The illustration of seeing complementary colors after staring at, say,
an image of a flag, is called a visual after effect, and is caused by
entirely different mechanisms.

don norman

Donald A. Norman [ danorman@ucsd.edu BITNET: danorman@ucsd ]
Department of Cognitive Science C-015
University of California, San Diego
La Jolla, California 92093 USA

UNIX: {gatech,rutgers,ucbvax,uunet}!ucsd!danorman
[e-mail paths often fail: please give postal address and all e-mail addresses.]

------------------------------

Date: 21 Nov 88 23:56:31 GMT
From: hpda!hpcuhb!hp-sde!hpcea!hpcehfe!paul@bloom-beacon.mit.edu
(Paul Sorenson)
Subject: Re: Lightbulbs and Related Thoughts


In article <778@wsccs.UUCP> dharvey@wsccs.UUCP (David Harvey) writes:
>Don't forget to include the iconic memory. This is the buffers
>so to speak of our sensory processes. I am sure that you have
>saw many aspects of this phenomenon by now. Examples are staring
>at a flag of the United States for 30 seconds, then observing the
>complementary colors of the flag if you then look at a blank wall
>(usually works best if the wall is dark). [...]

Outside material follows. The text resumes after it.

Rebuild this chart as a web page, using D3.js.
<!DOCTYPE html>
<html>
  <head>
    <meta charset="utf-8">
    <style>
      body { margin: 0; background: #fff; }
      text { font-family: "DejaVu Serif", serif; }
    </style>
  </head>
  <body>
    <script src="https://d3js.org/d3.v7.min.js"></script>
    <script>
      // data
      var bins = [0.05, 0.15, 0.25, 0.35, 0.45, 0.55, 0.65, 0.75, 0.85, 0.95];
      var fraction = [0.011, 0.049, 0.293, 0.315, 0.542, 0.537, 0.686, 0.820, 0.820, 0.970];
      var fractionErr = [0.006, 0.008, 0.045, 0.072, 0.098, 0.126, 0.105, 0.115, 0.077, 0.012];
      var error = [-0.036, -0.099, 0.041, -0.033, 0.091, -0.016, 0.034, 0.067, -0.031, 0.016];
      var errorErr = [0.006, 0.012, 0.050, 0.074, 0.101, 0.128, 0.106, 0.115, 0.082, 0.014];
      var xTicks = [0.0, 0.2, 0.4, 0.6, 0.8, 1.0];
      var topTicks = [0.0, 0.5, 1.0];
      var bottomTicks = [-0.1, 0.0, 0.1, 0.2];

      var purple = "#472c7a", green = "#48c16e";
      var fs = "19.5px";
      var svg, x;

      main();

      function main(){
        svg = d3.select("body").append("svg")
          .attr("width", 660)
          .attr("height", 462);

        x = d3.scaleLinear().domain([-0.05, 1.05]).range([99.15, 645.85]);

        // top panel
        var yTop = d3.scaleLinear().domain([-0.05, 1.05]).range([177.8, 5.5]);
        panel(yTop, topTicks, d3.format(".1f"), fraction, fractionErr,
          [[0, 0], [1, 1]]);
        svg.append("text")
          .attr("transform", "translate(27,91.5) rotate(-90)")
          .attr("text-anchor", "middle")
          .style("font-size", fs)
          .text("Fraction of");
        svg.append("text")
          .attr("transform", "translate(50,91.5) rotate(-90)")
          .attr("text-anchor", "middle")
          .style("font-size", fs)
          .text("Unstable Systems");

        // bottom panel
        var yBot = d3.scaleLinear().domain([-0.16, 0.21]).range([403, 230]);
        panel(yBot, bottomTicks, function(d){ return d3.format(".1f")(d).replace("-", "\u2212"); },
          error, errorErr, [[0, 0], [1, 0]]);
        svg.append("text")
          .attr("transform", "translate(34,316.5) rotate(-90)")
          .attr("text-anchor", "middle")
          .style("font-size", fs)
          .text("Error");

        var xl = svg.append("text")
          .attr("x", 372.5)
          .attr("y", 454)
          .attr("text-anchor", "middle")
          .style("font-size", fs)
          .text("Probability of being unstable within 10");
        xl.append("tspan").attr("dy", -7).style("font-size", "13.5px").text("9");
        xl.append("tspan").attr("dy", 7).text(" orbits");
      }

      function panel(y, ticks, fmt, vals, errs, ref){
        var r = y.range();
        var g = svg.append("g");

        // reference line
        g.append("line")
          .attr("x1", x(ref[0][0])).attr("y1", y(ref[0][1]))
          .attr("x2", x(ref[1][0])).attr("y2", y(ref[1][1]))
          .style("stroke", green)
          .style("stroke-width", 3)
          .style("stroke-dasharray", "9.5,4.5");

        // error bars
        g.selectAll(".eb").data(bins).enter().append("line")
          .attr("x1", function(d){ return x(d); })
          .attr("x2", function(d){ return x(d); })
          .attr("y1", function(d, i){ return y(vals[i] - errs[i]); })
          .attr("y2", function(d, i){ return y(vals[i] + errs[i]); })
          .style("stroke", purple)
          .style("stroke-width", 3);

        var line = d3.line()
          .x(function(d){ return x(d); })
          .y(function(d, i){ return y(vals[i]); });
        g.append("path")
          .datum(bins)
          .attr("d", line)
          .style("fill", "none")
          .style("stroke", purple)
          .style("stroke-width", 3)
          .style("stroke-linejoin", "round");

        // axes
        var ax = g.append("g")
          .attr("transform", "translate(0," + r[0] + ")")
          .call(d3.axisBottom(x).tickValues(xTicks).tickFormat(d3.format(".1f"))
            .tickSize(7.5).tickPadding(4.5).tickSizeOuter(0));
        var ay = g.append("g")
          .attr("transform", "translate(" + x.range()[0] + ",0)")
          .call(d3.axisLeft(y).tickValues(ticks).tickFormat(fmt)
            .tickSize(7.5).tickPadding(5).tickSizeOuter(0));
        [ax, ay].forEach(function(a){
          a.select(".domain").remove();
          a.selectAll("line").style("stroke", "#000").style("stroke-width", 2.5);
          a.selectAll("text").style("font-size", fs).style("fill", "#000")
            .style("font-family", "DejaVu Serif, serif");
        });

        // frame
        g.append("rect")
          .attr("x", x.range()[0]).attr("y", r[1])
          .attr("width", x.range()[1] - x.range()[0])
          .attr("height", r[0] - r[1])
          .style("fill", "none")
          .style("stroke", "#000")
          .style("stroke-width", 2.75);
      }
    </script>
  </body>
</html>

Perhaps this question is a witness to my ignorance, but isn't the phenomenon
you describe a result of the way the retina processes images, and if
so, do you mean to say that iconic memory is located in the retina?

------------------------------------------------------------------------------
Jo Lammens Internet: lammens@cs.Buffalo.EDU
uucp : ..!{ames,boulder,decvax,rutgers}!sunybcs!lammens
BITNET : lammens@sunybcs.BITNET
----------

No, you are correct and the example is wrong. Color after images like
those described are NOT instances of iconic memory. Iconic memory is a
theoretical stage of memory, patterned after short term memory, that
functions as a limited capacity storage buffer for sensory information
(just as STM serves as a limited [7 + or - 2] capacity storage for
information prior to its being encoded into "Long Term Memory").
Presumably, Iconic memory preceeds STM, which preceeds LTM, which
preceeds....(forgetting, making it up,?).

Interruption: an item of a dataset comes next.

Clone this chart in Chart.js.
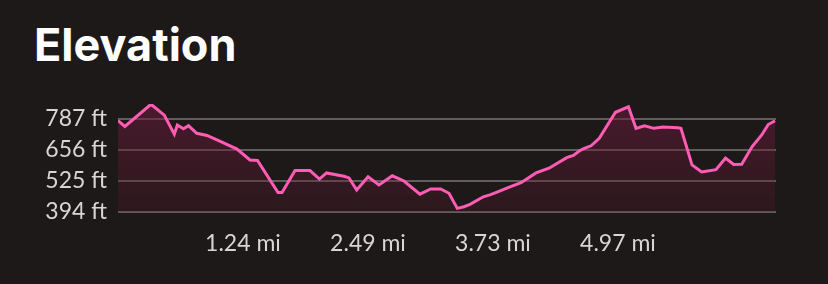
<!DOCTYPE html>
<html>
<head>
<meta charset="utf-8">
<script src="https://cdn.jsdelivr.net/npm/chart.js@4"></script>
<style>
  html, body { margin:0; padding:0; background:#1c1918; }
  #wrap { position:relative; width:828px; height:284px; background:#1c1918; overflow:hidden; }
  #title { position:absolute; left:34px; top:17px; font-family:Inter, Lato, sans-serif; font-weight:700; font-size:45px; line-height:56px; color:#ffffff; font-variant-ligatures:none; letter-spacing:0px; }
  canvas { position:absolute; left:0; top:0; }
</style>
</head>
<body>
<div id="wrap">
  <div id="title">Elevation</div>
  <canvas id="c" width="828" height="284"></canvas>
</div>
<script>
// distance in miles
const distanceMi = [0, 0.068, 0.328, 0.460, 0.560, 0.590, 0.651, 0.701, 0.783, 0.885,
  1.044, 1.183, 1.312, 1.387, 1.591, 1.631, 1.760, 1.909, 2.003, 2.073,
  2.247, 2.297, 2.373, 2.486, 2.595, 2.727, 2.843, 3.002, 3.109, 3.208,
  3.291, 3.373, 3.440, 3.500, 3.632, 3.698, 3.768, 3.897, 4.007, 4.156,
  4.285, 4.461, 4.527, 4.593, 4.636, 4.703, 4.785, 4.946, 5.075, 5.150,
  5.234, 5.329, 5.418, 5.567, 5.597, 5.707, 5.803, 5.945, 6.040, 6.121,
  6.201, 6.305, 6.400, 6.465, 6.532];
// elevation in feet
const elevationFt = [781, 756, 850, 804, 723, 762, 746, 759, 727, 718,
  687, 660, 614, 612, 476, 476, 569, 569, 533, 559,
  545, 538, 487, 543, 508, 547, 525, 469, 491, 491,
  473, 409, 416, 426, 458, 466, 478, 500, 518, 559,
  579, 624, 633, 654, 663, 674, 706, 816, 839, 748,
  759, 748, 754, 750, 748, 593, 563, 573, 622, 595,
  596, 671, 720, 764, 780];
const yTickValues = [393.7, 524.9, 656.2, 787.4];
const yTickLabels = ["394 ft", "525 ft", "656 ft", "787 ft"];
const xTickValues = [1.2427, 2.4855, 3.7282, 4.9710];
const xTickLabels = ["1.24 mi", "2.49 mi", "3.73 mi", "4.97 mi"];

const ctx = document.getElementById('c').getContext('2d');
const points = distanceMi.map((d, i) => ({x: d, y: elevationFt[i]}));

new Chart(ctx, {
  type: 'line',
  data: {
    datasets: [{
      data: points,
      borderColor: '#ff5cb4',
      borderWidth: 3,
      pointRadius: 0,
      tension: 0,
      fill: 'start',
      backgroundColor: (c) => {
        const a = c.chart.chartArea;
        if (!a) return 'rgba(120,30,70,0.4)';
        const g = c.chart.ctx.createLinearGradient(0, a.top, 0, a.bottom);
        g.addColorStop(0, 'rgba(110,26,62,0.58)');
        g.addColorStop(1, 'rgba(90,26,48,0.25)');
        return g;
      }
    }]
  },
  options: {
    responsive: false,
    animation: false,
    layout: { padding: { left: 0, right: 52, top: 104, bottom: 0 } },
    plugins: { legend: { display: false }, tooltip: { enabled: false } },
    scales: {
      x: {
        type: 'linear',
        min: 0,
        max: 6.542,
        afterBuildTicks: (s) => { s.ticks = xTickValues.map(v => ({value: v})); },
        afterFit: (s) => { s.height = 72; },
        grid: { display: false },
        border: { display: false },
        ticks: {
          color: '#d9d5d3',
          font: { family: 'Lato', size: 23 },
          padding: 10,
          maxRotation: 0,
          autoSkip: false,
          callback: (v) => { const i = xTickValues.indexOf(v); return i >= 0 ? xTickLabels[i] : ''; }
        }
      },
      y: {
        min: 393.7,
        max: 851,
        afterBuildTicks: (s) => { s.ticks = yTickValues.map(v => ({value: v})); },
        afterFit: (s) => { s.width = 118; },
        border: { display: false },
        grid: { color: '#625d5b', lineWidth: 2, drawTicks: false },
        ticks: {
          color: '#d9d5d3',
          font: { family: 'Lato', size: 23 },
          padding: 11,
          autoSkip: false,
          callback: (v) => { const i = yTickValues.indexOf(v); return i >= 0 ? yTickLabels[i] : ''; }
        }
      }
    }
  }
});
</script>
</body>
</html>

------------------------------

Date: Thu, 17 Nov 88 10:49:42 pst
From: Ray Allis <ray@ATC.BOEING.COM>
Subject: Re: Computer science as a subset of artificial intelligence

In <639@quintus.UUCP> ok@quintus.UUCP (Richard A. O'Keefe) writes:

>In a previous article, Ray Allis writes:
>>I was disagreeing with that too-limited definition of AI. *Computer
>>science* is about applications of computers, *AI* is about the creation
>>of intelligent artifacts. I don't believe digital computers, or rather
>>physical symbol systems, can be intelligent. It's more than difficult,
>>it's not possible.
>
>There being no other game in town, this implies that AI is impossible.
>Let's face it, connectionist nets are rule-governed systems; anything a
>connectionist net can do a collection of binary gates can do and vice
>versa. (Real neurons &c may be another story, or may not.)

But there ARE other games. I don't believe AI is impossible. I'm convinced
on my interpretation of evidence that AI IS possible (i.e. artifacts that
think like people). It's just that I don't think it can be done if methods
are arbitrarily limited to only formal logic. If by "connectionist net" you
are referring to networks of symbols, such as semantic nets, implemented on
digital computers, then, in that tiny domain, they may well all be
rule-governed systems, interchangeable with "a collection of binary gates".
Those are not the same as "neural nets" which are modelled after real
organisms' central nervous systems. Real neurons do indeed appear to be
another story. In their domain, rules should not be thought of as governing,
but rather as *describing* operations which are physical analogs and not
symbols. To be repeatedly redundant, an organism's central nervous system
runs just fine without reference to explicit rules; rules DESCRIBE, to beings
who think with symbols (guess who) what happens anyway. AI methodology must
deal with real objects and real events in addition to symbols and form.